### Task instructions
Give again, exactly as written, the lines of the records below from the line with "Reproduce this chart with Plotly." to the line with "import plotly.graph_objects as go". Both end lines count; pictures do not.

Dataset records:
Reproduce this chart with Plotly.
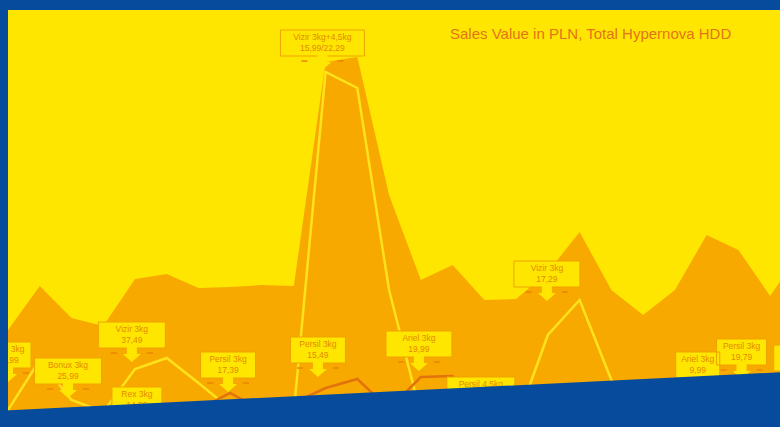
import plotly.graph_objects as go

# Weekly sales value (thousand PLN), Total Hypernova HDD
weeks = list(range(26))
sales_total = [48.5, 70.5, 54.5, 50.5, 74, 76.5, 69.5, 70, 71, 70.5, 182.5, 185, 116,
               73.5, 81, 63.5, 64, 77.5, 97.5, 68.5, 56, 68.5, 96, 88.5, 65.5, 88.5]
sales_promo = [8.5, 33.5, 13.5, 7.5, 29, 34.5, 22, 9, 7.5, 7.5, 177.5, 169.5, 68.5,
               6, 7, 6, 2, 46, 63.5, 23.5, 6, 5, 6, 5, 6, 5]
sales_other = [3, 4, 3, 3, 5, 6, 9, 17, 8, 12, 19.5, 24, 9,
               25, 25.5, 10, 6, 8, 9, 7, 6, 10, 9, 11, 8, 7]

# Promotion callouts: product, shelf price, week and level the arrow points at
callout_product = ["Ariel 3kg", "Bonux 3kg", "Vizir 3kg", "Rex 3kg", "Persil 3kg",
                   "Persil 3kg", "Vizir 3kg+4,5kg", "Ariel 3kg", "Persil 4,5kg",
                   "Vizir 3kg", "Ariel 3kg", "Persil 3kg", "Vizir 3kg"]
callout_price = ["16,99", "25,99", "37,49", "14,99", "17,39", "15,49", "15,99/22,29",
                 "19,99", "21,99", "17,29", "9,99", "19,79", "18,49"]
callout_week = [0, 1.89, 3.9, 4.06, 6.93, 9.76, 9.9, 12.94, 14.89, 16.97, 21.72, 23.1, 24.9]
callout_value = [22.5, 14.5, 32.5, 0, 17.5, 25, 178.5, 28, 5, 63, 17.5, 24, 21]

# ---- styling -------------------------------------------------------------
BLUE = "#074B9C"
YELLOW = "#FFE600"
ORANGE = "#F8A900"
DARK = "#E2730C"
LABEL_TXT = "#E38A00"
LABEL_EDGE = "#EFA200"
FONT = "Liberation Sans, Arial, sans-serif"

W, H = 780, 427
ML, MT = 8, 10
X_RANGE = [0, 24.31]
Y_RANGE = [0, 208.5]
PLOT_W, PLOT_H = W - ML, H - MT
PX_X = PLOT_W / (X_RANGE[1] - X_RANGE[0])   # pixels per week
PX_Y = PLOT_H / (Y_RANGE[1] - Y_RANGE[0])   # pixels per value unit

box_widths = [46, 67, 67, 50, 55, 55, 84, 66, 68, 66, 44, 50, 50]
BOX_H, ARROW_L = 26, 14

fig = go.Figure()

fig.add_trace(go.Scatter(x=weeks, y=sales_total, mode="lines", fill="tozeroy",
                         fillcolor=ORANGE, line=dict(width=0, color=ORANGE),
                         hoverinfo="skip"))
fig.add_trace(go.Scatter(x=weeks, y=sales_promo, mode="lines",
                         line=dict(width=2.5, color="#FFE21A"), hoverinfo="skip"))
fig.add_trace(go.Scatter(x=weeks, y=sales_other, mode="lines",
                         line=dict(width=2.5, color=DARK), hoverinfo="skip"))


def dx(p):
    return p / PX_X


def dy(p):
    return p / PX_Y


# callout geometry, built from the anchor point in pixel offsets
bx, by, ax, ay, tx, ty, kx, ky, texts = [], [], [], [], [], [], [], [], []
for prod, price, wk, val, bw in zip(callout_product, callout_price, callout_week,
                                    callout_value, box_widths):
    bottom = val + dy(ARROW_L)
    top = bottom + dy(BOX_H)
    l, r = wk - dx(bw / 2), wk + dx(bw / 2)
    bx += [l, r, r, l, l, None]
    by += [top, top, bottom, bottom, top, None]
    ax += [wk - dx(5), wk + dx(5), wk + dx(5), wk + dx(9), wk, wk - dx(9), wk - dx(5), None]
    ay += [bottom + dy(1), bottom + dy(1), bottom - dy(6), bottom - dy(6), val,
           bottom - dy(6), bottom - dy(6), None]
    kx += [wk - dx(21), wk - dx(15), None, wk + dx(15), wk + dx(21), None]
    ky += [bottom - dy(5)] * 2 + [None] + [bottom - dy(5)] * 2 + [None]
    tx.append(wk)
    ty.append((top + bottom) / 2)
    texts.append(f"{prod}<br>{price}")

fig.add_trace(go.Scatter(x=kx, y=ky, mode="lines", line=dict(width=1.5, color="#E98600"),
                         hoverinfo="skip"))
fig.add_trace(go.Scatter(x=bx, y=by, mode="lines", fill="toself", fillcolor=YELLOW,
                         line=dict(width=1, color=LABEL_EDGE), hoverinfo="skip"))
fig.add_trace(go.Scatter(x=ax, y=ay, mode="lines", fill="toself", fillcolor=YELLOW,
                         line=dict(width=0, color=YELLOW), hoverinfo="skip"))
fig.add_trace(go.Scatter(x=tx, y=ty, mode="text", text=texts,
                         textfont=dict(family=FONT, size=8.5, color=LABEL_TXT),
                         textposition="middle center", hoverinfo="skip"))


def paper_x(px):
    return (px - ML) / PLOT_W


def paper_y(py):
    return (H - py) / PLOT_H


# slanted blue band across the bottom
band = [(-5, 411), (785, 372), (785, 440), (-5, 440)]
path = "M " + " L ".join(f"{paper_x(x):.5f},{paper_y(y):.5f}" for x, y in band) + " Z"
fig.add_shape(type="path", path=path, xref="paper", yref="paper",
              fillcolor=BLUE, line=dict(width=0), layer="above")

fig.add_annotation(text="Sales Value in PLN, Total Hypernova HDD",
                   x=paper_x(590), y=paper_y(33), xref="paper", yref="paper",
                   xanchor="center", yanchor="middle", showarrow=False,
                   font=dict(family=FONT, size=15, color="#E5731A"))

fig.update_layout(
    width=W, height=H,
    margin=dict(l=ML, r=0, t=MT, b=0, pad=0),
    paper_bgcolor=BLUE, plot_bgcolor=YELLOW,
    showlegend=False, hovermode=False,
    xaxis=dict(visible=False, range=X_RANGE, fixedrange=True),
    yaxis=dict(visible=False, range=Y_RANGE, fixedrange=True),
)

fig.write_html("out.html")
* * *
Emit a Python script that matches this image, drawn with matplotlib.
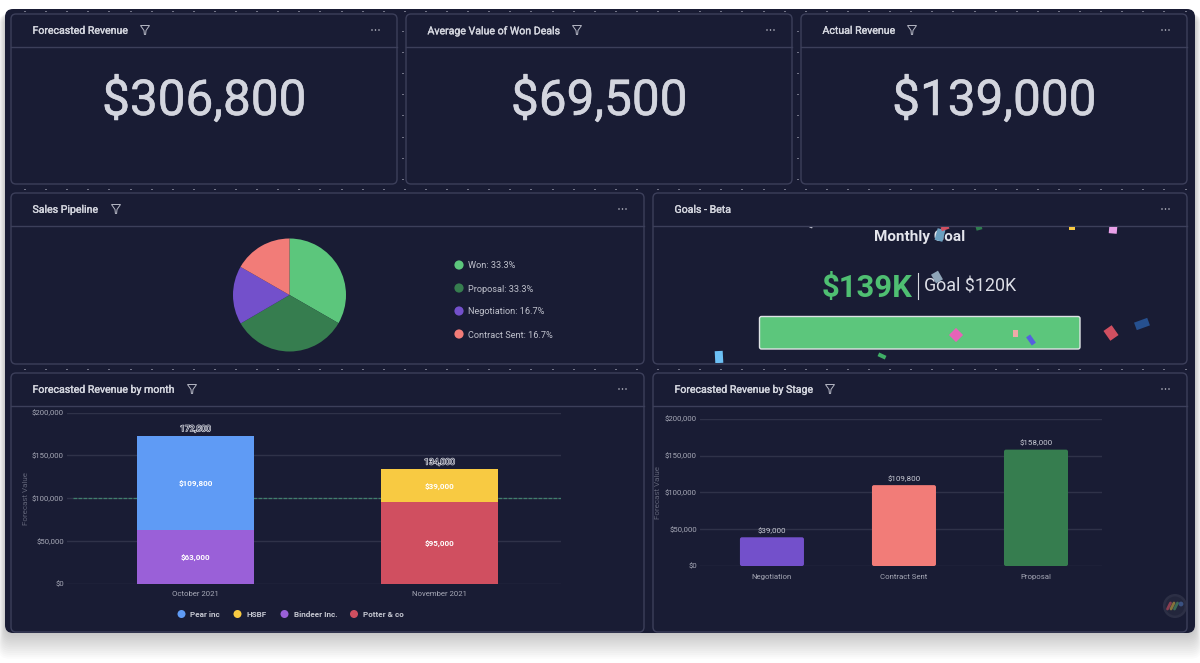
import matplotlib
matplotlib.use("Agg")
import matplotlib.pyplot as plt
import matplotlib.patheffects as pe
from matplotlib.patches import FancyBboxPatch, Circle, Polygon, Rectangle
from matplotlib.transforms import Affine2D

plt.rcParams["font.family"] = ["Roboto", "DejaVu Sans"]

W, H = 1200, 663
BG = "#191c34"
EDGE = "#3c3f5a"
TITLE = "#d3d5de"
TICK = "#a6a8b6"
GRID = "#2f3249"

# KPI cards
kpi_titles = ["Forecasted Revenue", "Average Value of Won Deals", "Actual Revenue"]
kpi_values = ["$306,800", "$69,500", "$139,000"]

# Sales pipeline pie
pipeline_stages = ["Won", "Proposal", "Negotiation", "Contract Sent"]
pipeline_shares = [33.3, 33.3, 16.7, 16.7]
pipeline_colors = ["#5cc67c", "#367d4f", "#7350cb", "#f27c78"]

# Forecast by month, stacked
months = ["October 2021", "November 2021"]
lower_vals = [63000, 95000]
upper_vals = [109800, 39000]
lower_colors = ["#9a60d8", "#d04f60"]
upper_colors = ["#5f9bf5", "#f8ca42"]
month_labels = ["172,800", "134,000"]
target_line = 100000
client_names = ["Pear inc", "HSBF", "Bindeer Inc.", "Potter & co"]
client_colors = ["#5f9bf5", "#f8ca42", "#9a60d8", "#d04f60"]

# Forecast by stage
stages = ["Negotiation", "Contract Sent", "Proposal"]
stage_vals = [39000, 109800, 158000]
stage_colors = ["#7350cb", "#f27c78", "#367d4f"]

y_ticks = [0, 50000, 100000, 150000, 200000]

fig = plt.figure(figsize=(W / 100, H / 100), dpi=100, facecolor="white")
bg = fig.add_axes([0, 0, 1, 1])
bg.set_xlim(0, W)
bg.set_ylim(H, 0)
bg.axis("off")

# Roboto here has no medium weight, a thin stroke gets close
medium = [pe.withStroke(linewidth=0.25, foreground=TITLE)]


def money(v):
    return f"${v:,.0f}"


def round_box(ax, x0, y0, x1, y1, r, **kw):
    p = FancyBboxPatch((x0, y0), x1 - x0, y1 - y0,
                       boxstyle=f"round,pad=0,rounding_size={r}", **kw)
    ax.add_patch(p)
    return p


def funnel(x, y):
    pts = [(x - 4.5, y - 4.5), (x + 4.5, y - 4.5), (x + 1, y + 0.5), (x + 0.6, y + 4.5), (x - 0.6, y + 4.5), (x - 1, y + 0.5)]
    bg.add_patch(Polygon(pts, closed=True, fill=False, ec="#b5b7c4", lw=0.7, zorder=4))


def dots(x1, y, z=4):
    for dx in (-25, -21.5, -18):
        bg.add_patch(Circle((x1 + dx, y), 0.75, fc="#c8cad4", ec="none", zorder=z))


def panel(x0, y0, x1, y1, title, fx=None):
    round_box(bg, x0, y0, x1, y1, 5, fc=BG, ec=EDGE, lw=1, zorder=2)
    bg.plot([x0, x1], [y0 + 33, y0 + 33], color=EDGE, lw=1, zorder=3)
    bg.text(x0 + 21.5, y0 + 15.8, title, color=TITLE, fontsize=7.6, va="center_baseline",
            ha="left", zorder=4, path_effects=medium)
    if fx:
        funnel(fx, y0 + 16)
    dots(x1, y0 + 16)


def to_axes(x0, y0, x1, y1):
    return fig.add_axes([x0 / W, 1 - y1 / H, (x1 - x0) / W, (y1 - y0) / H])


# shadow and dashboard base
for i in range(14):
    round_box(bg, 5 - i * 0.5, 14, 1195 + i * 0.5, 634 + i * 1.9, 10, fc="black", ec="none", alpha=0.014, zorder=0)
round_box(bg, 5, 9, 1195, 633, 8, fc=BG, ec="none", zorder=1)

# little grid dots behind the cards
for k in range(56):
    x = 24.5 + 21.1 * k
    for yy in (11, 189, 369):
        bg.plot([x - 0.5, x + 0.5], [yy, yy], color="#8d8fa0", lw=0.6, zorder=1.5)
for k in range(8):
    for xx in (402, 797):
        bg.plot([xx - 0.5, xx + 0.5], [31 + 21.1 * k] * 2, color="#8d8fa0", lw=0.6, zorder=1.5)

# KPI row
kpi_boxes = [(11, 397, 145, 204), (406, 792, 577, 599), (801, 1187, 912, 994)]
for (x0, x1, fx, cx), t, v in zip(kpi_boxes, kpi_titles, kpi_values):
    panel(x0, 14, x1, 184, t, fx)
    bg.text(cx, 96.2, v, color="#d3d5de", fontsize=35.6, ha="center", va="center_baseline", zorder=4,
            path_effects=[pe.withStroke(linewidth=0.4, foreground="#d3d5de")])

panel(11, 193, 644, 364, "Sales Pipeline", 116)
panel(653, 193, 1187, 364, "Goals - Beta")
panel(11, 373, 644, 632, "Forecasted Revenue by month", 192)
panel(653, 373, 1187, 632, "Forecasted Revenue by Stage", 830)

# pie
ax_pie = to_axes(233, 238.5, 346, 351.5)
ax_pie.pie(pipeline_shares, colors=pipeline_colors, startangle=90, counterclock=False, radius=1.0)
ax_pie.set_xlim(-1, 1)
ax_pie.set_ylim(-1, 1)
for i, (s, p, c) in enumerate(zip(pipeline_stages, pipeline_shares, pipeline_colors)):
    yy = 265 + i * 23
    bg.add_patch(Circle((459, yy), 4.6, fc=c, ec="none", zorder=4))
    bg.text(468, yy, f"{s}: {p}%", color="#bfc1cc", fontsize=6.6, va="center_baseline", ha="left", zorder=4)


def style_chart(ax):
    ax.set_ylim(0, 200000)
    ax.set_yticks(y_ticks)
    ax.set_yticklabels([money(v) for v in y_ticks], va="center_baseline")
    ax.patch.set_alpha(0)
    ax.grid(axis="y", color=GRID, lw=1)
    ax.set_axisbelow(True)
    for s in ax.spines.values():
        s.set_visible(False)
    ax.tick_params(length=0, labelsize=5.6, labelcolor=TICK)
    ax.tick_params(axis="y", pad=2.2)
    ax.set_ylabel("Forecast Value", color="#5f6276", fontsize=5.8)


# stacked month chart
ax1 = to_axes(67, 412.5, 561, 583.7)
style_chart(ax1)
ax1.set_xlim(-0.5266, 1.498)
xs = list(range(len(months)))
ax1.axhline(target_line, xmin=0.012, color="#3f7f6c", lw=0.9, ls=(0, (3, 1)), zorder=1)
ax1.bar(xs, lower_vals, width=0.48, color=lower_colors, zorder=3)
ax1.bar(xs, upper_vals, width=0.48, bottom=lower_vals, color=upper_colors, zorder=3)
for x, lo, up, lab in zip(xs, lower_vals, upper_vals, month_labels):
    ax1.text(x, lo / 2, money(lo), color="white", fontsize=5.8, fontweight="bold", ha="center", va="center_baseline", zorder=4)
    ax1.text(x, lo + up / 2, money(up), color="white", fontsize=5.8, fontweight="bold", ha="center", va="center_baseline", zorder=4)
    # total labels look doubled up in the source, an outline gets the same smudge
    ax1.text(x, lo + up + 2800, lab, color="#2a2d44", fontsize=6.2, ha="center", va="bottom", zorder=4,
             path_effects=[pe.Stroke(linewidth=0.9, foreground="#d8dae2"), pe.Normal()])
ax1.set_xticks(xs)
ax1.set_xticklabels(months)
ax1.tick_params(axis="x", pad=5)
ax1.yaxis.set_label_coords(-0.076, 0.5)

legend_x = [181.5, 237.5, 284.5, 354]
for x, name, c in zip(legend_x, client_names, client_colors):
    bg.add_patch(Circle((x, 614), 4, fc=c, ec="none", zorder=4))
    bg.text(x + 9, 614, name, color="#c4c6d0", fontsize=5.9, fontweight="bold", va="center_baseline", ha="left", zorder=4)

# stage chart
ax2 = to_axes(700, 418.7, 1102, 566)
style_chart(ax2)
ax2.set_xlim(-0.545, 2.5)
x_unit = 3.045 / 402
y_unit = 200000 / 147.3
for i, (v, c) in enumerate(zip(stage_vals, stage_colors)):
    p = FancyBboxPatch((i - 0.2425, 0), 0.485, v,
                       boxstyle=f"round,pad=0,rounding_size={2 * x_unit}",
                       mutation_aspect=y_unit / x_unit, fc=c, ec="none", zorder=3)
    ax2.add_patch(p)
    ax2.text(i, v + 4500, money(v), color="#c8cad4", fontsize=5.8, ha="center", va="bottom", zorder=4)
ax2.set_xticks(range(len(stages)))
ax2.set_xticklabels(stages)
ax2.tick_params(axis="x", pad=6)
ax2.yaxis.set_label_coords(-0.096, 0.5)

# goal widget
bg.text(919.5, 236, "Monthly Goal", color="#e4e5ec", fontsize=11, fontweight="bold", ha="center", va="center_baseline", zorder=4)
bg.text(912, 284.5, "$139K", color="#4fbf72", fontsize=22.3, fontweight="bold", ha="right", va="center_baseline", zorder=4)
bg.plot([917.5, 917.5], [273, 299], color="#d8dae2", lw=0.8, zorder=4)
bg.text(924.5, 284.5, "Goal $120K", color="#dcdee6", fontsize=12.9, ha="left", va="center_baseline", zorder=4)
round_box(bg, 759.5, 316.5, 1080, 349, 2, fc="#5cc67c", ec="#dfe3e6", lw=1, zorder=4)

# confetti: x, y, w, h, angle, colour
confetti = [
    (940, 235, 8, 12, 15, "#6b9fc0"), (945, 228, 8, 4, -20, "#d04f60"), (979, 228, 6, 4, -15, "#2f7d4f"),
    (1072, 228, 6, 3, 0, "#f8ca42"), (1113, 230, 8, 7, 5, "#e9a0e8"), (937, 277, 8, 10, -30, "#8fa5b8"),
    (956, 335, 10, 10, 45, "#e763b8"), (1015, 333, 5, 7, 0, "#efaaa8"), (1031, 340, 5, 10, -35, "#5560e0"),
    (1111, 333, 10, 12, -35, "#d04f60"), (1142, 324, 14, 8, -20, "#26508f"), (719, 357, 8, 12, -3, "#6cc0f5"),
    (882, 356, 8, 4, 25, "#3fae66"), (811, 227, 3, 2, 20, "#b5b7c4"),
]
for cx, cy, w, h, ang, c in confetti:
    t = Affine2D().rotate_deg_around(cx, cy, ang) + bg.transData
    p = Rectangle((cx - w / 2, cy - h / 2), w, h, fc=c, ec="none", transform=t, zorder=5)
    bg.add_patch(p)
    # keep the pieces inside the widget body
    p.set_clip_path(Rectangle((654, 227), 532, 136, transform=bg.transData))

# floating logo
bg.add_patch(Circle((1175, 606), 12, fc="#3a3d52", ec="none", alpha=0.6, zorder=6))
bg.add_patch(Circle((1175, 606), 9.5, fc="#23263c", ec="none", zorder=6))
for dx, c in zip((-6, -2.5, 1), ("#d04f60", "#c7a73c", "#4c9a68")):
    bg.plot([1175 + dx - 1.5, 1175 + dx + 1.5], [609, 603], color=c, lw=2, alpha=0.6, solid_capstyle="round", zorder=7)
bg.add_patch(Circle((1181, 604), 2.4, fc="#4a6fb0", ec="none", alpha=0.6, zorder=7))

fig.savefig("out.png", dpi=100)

### Solution for this task
Reproduce this chart with Plotly.
import plotly.graph_objects as go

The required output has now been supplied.